Resistance, recovery, and resilience: rethinking the three Rs of survival in the Anthropocene

The concepts of resistance, recovery, and resilience find application in diverse fields, ranging from behavioral psychology to planetary ecology. These "three Rs" describe crucial properties that enable complex systems to endure in dynamic environments.

However, in numerous fields, including ecology, predicting resistance, recovery, and resilience remains challenging.

This article co-authored by many members of the Big Data Cluster presents novel disturbance terminology and offers a unified definition for resistance, recovery, and resilience.

It distinguishes functional disturbances affecting short-term ecosystem processes from structural disturbances altering the state factors of ecosystem development.

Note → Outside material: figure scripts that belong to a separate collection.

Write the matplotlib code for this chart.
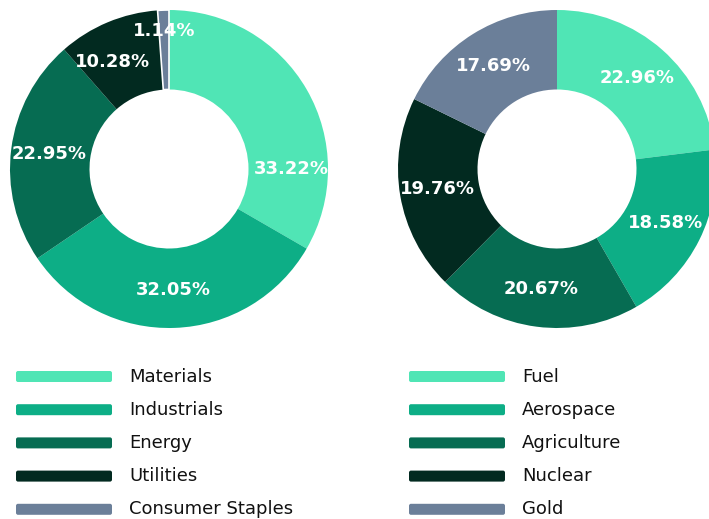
import matplotlib
matplotlib.use("Agg")
import numpy as np
import matplotlib.pyplot as plt
from matplotlib.patches import FancyBboxPatch

# Data for the two donuts
sectors = ["Materials", "Industrials", "Energy", "Utilities", "Consumer Staples"]
sector_share = [33.22, 32.05, 22.95, 10.28, 1.14]

industries = ["Fuel", "Aerospace", "Agriculture", "Nuclear", "Gold"]
industry_share = [22.96, 18.58, 20.67, 19.76, 17.69]

colors = ["#50E5B5", "#0DAE86", "#066C52", "#022A20", "#6B7F99"]

W, H = 709, 519
fig = plt.figure(figsize=(W / 100, H / 100), dpi=100)
plt.rcParams["font.family"] = ["DejaVu Sans"]


def donut(ax, values, nudge=None):
    # nudge: {index: (angle shift in degrees, radius)} for the value labels
    nudge = nudge or {}
    wedges, _ = ax.pie(
        values, colors=colors, startangle=90, counterclock=False,
        radius=1.0, wedgeprops=dict(width=0.5, linewidth=0),
    )
    for i, (w, v) in enumerate(zip(wedges, values)):
        if v < 5:
            w.set_edgecolor("white")
            w.set_linewidth(1.2)
        ang = (w.theta1 + w.theta2) / 2
        d_ang, r = nudge.get(i, (0, 0.76))
        a = np.deg2rad(ang + d_ang)
        ax.text(r * np.cos(a), r * np.sin(a), f"{v:.2f}%", color="white",
                fontsize=13, fontweight="bold", ha="center", va="center")
    ax.set_xlim(-1, 1)
    ax.set_ylim(-1, 1)
    ax.set_aspect("equal")
    ax.axis("off")


# pie boxes in pixels: left/top corner and size
size = 318
ax1 = fig.add_axes([10 / W, (H - 10 - size) / H, size / W, size / H])
donut(ax1, sector_share, nudge={0: (-30, 0.77), 3: (5, 0.76), 4: (0, 0.87)})
ax2 = fig.add_axes([398 / W, (H - 10 - size) / H, size / W, size / H])
donut(ax2, industry_share)

# legends drawn by hand in pixel space
lax = fig.add_axes([0, 0, 1, 1])
lax.set_xlim(0, W)
lax.set_ylim(H, 0)
lax.axis("off")


def legend(x0, names):
    for i, name in enumerate(names):
        y = 376.5 + i * 33.2
        lax.add_patch(FancyBboxPatch((x0, y - 5.5), 96, 11,
                                     boxstyle="round,pad=0,rounding_size=2",
                                     fc=colors[i], ec="none"))
        lax.text(x0 + 113, y, name, fontsize=13, color="#111111",
                 va="center", ha="left")


legend(16, sectors)
legend(409, industries)

fig.savefig("out.png", dpi=100)
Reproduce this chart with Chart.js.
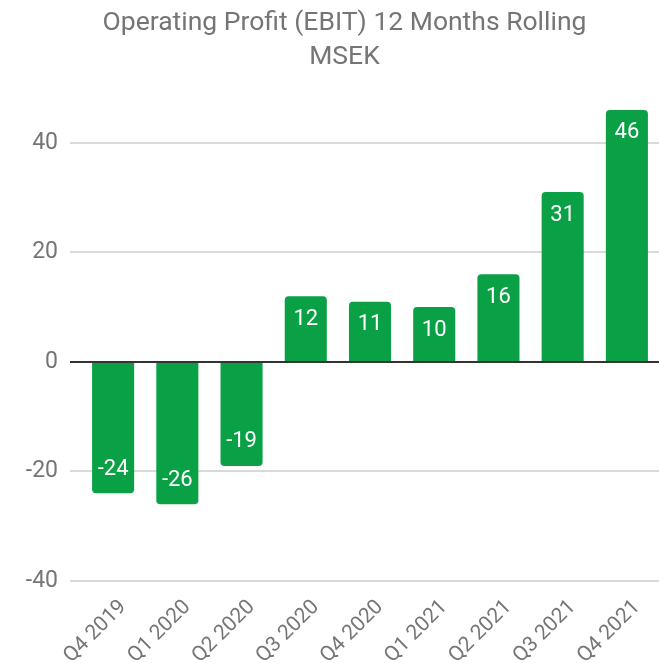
<!DOCTYPE html>
<html>
<head>
<meta charset="utf-8">
<script src="https://cdn.jsdelivr.net/npm/chart.js@4/dist/chart.umd.min.js"></script>
<style>
  html, body { margin: 0; padding: 0; background: #ffffff; overflow: hidden; }
  #wrap { position: relative; width: 659px; height: 663px; }
</style>
</head>
<body>
<div id="wrap"><canvas id="c" width="659" height="663"></canvas></div>
<script>
const categories = ["Q4 2019", "Q1 2020", "Q2 2020", "Q3 2020", "Q4 2020", "Q1 2021", "Q2 2021", "Q3 2021", "Q4 2021"];
const ebitValues = [-24, -26, -19, 12, 11, 10, 16, 31, 46];
const yTickValues = [-40, -20, 0, 20, 40];
const titleLines = ["Operating Profit (EBIT) 12 Months Rolling", "MSEK"];

const FONT = "Roboto, 'Noto Sans', Arial, sans-serif";
const BAR_GREEN = "#0aa146";
const TEXT_GREY = "#757575";

// Title drawn as canvas text, centred where the source chart had it
const titleText = {
  id: "titleText",
  afterDraw(chart) {
    const ctx = chart.ctx;
    ctx.save();
    ctx.fillStyle = TEXT_GREY;
    ctx.font = "26.5px " + FONT;
    ctx.textAlign = "center";
    ctx.textBaseline = "middle";
    titleLines.forEach((line, i) => ctx.fillText(line, 344.5, 23 + i * 34));
    ctx.restore();
  }
};

const valueLabels = {
  id: "valueLabels",
  afterDatasetsDraw(chart) {
    const ctx = chart.ctx;
    const meta = chart.getDatasetMeta(0);
    ctx.save();
    ctx.fillStyle = "#ffffff";
    ctx.font = "22px " + FONT;
    ctx.textAlign = "center";
    ctx.textBaseline = "middle";
    meta.data.forEach((bar, i) => {
      const v = chart.data.datasets[0].data[i];
      const y = v >= 0 ? bar.y + 23 : bar.y - 24;
      ctx.fillText(String(v), bar.x, y);
    });
    ctx.restore();
  }
};

new Chart(document.getElementById("c"), {
  type: "bar",
  data: {
    labels: categories,
    datasets: [{
      data: ebitValues,
      backgroundColor: BAR_GREEN,
      borderRadius: 4,
      borderSkipped: "start",
      barPercentage: 0.655,
      categoryPercentage: 1
    }]
  },
  options: {
    responsive: false,
    animation: false,
    devicePixelRatio: 1,
    layout: { padding: { top: 88, right: 0, left: 0, bottom: 0 } },
    plugins: {
      legend: { display: false },
      tooltip: { enabled: false },
      title: { display: false }
    },
    scales: {
      x: {
        grid: { display: false, drawTicks: false },
        border: { display: false },
        ticks: {
          color: TEXT_GREY,
          font: { family: FONT, size: 21 },
          minRotation: 45,
          maxRotation: 45,
          padding: 14,
          labelOffset: 10,
          autoSkip: false
        },
        afterFit(scale) { scale.height = 82; }
      },
      y: {
        min: -40,
        max: 50,
        afterBuildTicks(scale) { scale.ticks = yTickValues.map(v => ({ value: v })); },
        border: { display: false },
        grid: {
          color: ctx => (ctx.tick && ctx.tick.value === 0) ? "#333333" : "#d9d9d9",
          lineWidth: 2,
          drawTicks: true,
          tickLength: 11
        },
        ticks: {
          color: TEXT_GREY,
          font: { family: FONT, size: 23 },
          padding: 12
        },
        afterFit(scale) { scale.width = 81; }
      }
    }
  },
  plugins: [valueLabels, titleText]
});
</script>
</body>
</html>
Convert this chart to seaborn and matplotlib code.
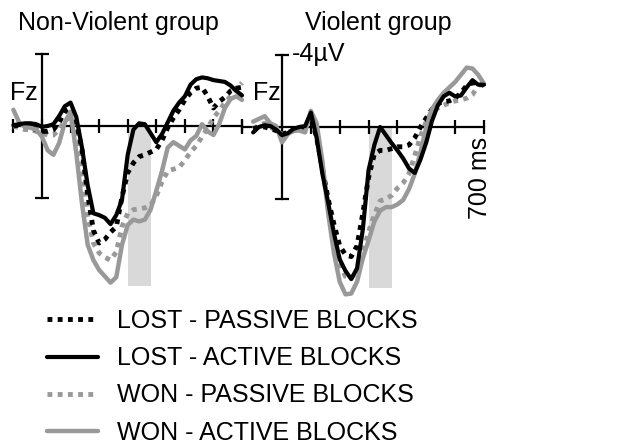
import matplotlib
matplotlib.use("Agg")
import matplotlib.pyplot as plt
import seaborn as sns

# ---------------- data (amplitude in µV, negative plotted upward) ----------------
TIME_MS = [-100, -80, -60, -40, -20, 0, 20, 40, 60, 80, 100, 120, 140, 160, 180, 200,
           220, 240, 260, 280, 300, 320, 340, 360, 380, 400, 420, 440, 460, 480, 500,
           520, 540, 560, 580, 600, 620, 640, 660, 680, 700]

# Non-Violent group
nv_lost_passive = [0.0, -0.05, 0.0, 0.1, 0.2, 0.3, 0.3, 0.2, -0.2, -0.8, -1.0, -0.2, 1.3, 3.8,
                   5.8, 6.5, 6.3, 5.9, 5.6, 3.95, 2.6, 2.05, 1.7, 1.6, 1.45, 1.3, 0.8, 0.1,
                   -0.45, -0.9, -1.45, -1.85, -2.1, -2.15, -1.65, -1.0, -1.35, -1.6, -1.95,
                   -2.1, -2.15]
nv_lost_active = [-0.05, -0.1, -0.15, -0.15, -0.1, 0.05, 0.0, -0.1, -0.55, -1.1, -1.3, -0.5,
                  1.2, 3.3, 4.85, 4.95, 5.1, 5.45, 4.95, 4.1, 1.6, 0.2, -0.15, -0.1, 0.4, 0.9,
                  0.45, -0.2, -0.85, -1.3, -1.65, -2.3, -2.6, -2.7, -2.65, -2.55, -2.5, -2.45,
                  -2.25, -1.95, -1.7]
nv_won_passive = [0.0, 0.1, 0.2, 0.2, 0.3, 0.4, 0.5, 0.5, 0.2, -0.3, -0.5, 0.5, 2.5, 5.0, 6.5,
                  7.05, 7.3, 7.45, 7.0, 5.6, 4.85, 4.65, 4.6, 4.55, 4.4, 3.9, 3.1, 2.5, 2.4,
                  2.3, 1.9, 1.45, 1.1, 0.6, 0.1, -0.45, -0.85, -1.3, -1.65, -2.05, -2.4]
nv_won_active = [-0.9, -0.2, 0.05, 0.1, 0.2, 0.6, 1.35, 1.6, 0.95, -0.2, -0.8, 1.5, 4.3, 6.6,
                 7.45, 8.0, 8.35, 8.7, 8.4, 6.6, 5.5, 5.2, 5.3, 5.2, 4.65, 3.6, 2.5, 1.2, 0.9,
                 1.1, 1.3, 0.8, 0.55, -0.1, 0.3, 0.5, -0.1, -1.0, -1.5, -1.65, -1.45]

# Violent group
v_lost_passive = [0.1, 0.0, 0.0, 0.1, 0.2, 0.4, 0.3, 0.2, 0.1, 0.0, -0.6, 0.6, 2.3, 4.0, 5.4,
                  6.6, 7.1, 7.2, 6.6, 4.8, 2.8, 1.5, 1.3, 1.3, 1.2, 1.1, 1.1, 1.0, 0.6, 0.0,
                  -0.5, -1.0, -1.3, -1.4, -1.45, -1.6, -1.9, -2.3, -2.45, -2.45, -2.3]
v_lost_active = [0.3, 0.0, -0.1, -0.05, 0.15, 0.45, 0.35, 0.1, 0.0, -0.05, -0.8, 0.6, 2.6,
                 4.2, 5.9, 7.35, 8.0, 8.45, 7.85, 5.7, 2.4, 1.0, 0.0, 0.45, 0.9, 1.3, 1.75,
                 2.3, 2.55, 1.8, 0.85, -0.35, -1.2, -1.7, -1.9, -1.7, -1.75, -2.2, -2.6,
                 -2.35, -2.35]
v_won_passive = [0.1, -0.1, -0.2, 0.0, 0.2, 0.4, 0.3, 0.2, 0.2, 0.1, -0.7, 0.3, 2.2, 4.5, 6.3,
                 7.6, 8.3, 8.4, 8.0, 7.0, 5.8, 4.9, 4.1, 4.0, 3.8, 3.4, 3.1, 2.6, 1.6, 0.5,
                 -0.3, -0.9, -1.05, -1.2, -1.35, -1.45, -1.5, -1.6, -1.8, -2.3, -2.4]
v_won_active = [-0.3, -0.45, -0.6, -0.2, -0.05, 0.85, 0.4, 0.2, 0.2, 0.3, -0.9, -0.2, 1.9, 4.8,
                7.0, 8.6, 9.3, 9.25, 8.6, 7.3, 6.3, 5.25, 4.65, 4.45, 4.45, 4.3, 4.05, 3.45,
                2.6, 1.4, 0.0, -1.0, -1.5, -1.9, -2.2, -2.5, -2.9, -3.3, -3.25, -2.9, -2.4]

CONDITIONS = ["LOST - PASSIVE BLOCKS", "LOST - ACTIVE BLOCKS",
              "WON - PASSIVE BLOCKS", "WON - ACTIVE BLOCKS"]
PANEL_TITLES = ["Non-Violent group", "Violent group"]
SHADE_WINDOW_MS = [300, 380]
SHADE_DEPTH = [8.9, 8.95]
SCALE_UV = [-4, 4]
X_TICKS_LEFT = [-100, 0, 100, 200, 300, 400, 500, 600, 700]
X_TICKS_RIGHT = [-140, 0, 100, 200, 300, 400, 500, 600, 700]

# ---------------- style ----------------
sns.set_style("white")
plt.rcParams["font.family"] = ["Liberation Sans", "DejaVu Sans"]
plt.rcParams["text.color"] = "black"

BLACK = "#000000"
GREY = "#999999"
LINE_STYLE = {
    "LOST - PASSIVE BLOCKS": dict(color=BLACK, linestyle=(0, (1, 1.1)), linewidth=3.5),
    "LOST - ACTIVE BLOCKS": dict(color=BLACK, linestyle="-", linewidth=3.0),
    "WON - PASSIVE BLOCKS": dict(color=GREY, linestyle=(0, (1, 1.1)), linewidth=3.5),
    "WON - ACTIVE BLOCKS": dict(color=GREY, linestyle="-", linewidth=3.2),
}
DRAW_ORDER = ["WON - PASSIVE BLOCKS", "LOST - PASSIVE BLOCKS",
              "WON - ACTIVE BLOCKS", "LOST - ACTIVE BLOCKS"]

W, H = 642, 444
fig = plt.figure(figsize=(W / 100, H / 100), dpi=100)
ax_l = fig.add_axes([13.4 / W, 1 - 306 / H, 228.6 / W, 270 / H])
ax_r = fig.add_axes([241.6 / W, 1 - 307 / H, 242.4 / W, 270 / H])

panels = [
    (ax_l, {"LOST - PASSIVE BLOCKS": nv_lost_passive, "LOST - ACTIVE BLOCKS": nv_lost_active,
            "WON - PASSIVE BLOCKS": nv_won_passive, "WON - ACTIVE BLOCKS": nv_won_active},
     X_TICKS_LEFT, SHADE_DEPTH[0]),
    (ax_r, {"LOST - PASSIVE BLOCKS": v_lost_passive, "LOST - ACTIVE BLOCKS": v_lost_active,
            "WON - PASSIVE BLOCKS": v_won_passive, "WON - ACTIVE BLOCKS": v_won_active},
     X_TICKS_RIGHT, SHADE_DEPTH[1]),
]

handles = {}
for ax, series, xticks, depth in panels:
    ax.set_facecolor("none")
    ax.fill_between(SHADE_WINDOW_MS, 0, depth, color="#d9d9d9", linewidth=0, zorder=0)
    for cond in DRAW_ORDER:
        sns.lineplot(x=TIME_MS, y=series[cond], ax=ax, legend=False,
                     solid_capstyle="round", **LINE_STYLE[cond])
        line = ax.get_lines()[-1]
        line.set_clip_on(False)
        line.set_zorder(3)
        handles[cond] = line
    ax.set_xlim(xticks[0], 700)
    ax.set_ylim(10, -5)
    for s in ["top", "right"]:
        ax.spines[s].set_visible(False)
    ax.spines["left"].set_position(("data", 0))
    ax.spines["left"].set_bounds(SCALE_UV[0], SCALE_UV[1])
    ax.spines["bottom"].set_position(("data", 0))
    ax.spines["bottom"].set_bounds(xticks[0], 700)
    for s in ["left", "bottom"]:
        ax.spines[s].set_visible(True)
        ax.spines[s].set_linewidth(1.6)
        ax.spines[s].set_color("black")
        ax.spines[s].set_zorder(2)
    ax.set_yticks(SCALE_UV)
    ax.set_xticks(xticks)
    ax.set_yticklabels([])
    ax.set_xticklabels([])
    ax.tick_params(axis="both", which="major", direction="inout", length=10, width=1.6,
                   color="black", bottom=True, left=True, top=False, right=False)
    ax.set_xlabel("")
    ax.set_ylabel("")

FS = 18
fig.text(18 / W, 1 - 30 / H, PANEL_TITLES[0], fontsize=FS, va="baseline", ha="left")
fig.text(305 / W, 1 - 30 / H, PANEL_TITLES[1], fontsize=FS, va="baseline", ha="left")
fig.text(10 / W, 1 - 100 / H, "Fz", fontsize=FS, va="baseline", ha="left")
fig.text(253 / W, 1 - 100 / H, "Fz", fontsize=FS, va="baseline", ha="left")
fig.text(292 / W, 1 - 61 / H, "-4µV", fontsize=FS, va="baseline", ha="left")
fig.text(480 / W, 1 - 178 / H, "700 ms", fontsize=FS, rotation=90, va="center", ha="center")

fig.legend([handles[c] for c in CONDITIONS], CONDITIONS, loc="upper left",
           bbox_to_anchor=(47 / W, 1 - 309 / H), frameon=False, fontsize=FS,
           labelcolor="black", handlelength=2.05, handletextpad=0.75, labelspacing=0.53,
           borderpad=0, borderaxespad=0)

fig.savefig("out.png", dpi=100)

Resilience is defined as the amalgamation of resistance and recovery, signifying a system's capacity to maintain its state by withstanding or rapidly recovering from disturbance.

In the Anthropocene era, humans have emerged as dominant drivers of many ecosystem processes and nearly all the state factors influencing ecosystem development.

Consequently, the resilience of a specific ecological parameter becomes a product of its linkages with other biological, chemical, physical, and especially social parameters.

Given that ecosystems face multiple, overlapping disturbances, a multidimensional resilience approach becomes imperative, encompassing both ecosystem structure (linkage configuration) and disturbance regime.

The article explores these concepts through various case studies and suggests analytical tools and community-based approaches to enhance ecosystem resilience.

Neglecting the cultural and social dimensions of disturbance regimes and ecosystem structures can lead to undesirable outcomes, particularly in the context of intensifying socioecological crises.

Thus, cultivating reciprocal relationships with natural disturbance regimes and ecosystem structures becomes vital for Earth stewardship in the Anthropocene.